II. TINJAUAN PUSTAKA
2.1 Pajak Pajak adalah suatu pungutan yang merupakan hak prerogatif pemerintah yang didasarkan pada undang-undang, pemungutannya dapat dipaksakan kepada subyek pajak (orang pribadi atau badan yang dapat dikenakan pajak) dan tidak ada balas jasa yang langsung dapat ditunjukkan penggunaanya. Penerimaan pajak digunakan untuk membiayai pengeluaran pemerintah.

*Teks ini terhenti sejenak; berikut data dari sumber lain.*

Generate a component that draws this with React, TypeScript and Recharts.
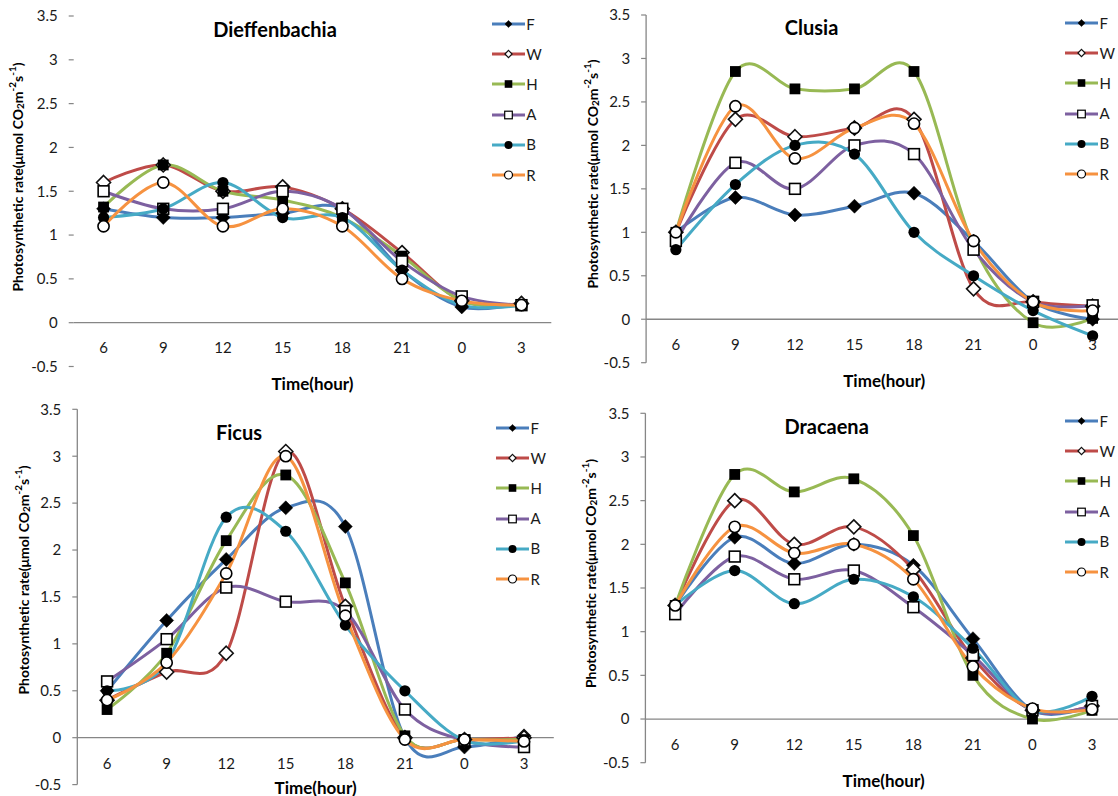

Adam Smith mengemukakan dalam Cannon of Taxation, prinsip-prinsip pengenaan pajak yang baik pada barang publik harus memenuhi beberapa kriteria sebagai berikut: (1) distribusi dari beban pajak harus adil; (2) pajak tidak boleh mendistorsi keputusan ekonomi secara signifikan; (3) pajak harus mengurangi ketidakefisienan di sektor swasta; (4) struktur pajak harus bisa digunakan dalam kebijakan fiskal untuk tujuan stabilisasi dan pertumbuhan ekonomi; (5) sistem pajak harus dimengerti oleh wajib pajak; (6) administrasi pajak dan biaya pelaksanaannya harus seminal mungkin; (7) kepastian; (8) dapat dilaksanakan; dan (9) dapat diterima (Mangkoesoebroto, 1993). Menurut Tim INDEF (2007), pada dasarnya prinsip-prinsip pajak lingkungan yang utama yaitu: (1) netral revenue artinya menjamin motif penerimaan yang netral; (2) non double deviden artinya tidak ada keuntungan berganda, diantaranya dengan mempersiapkan pranata/lembaga pengelolaan yang terkait langsung dengan pajak lingkungan; dan (3) Polluter Pays Principle (PPP).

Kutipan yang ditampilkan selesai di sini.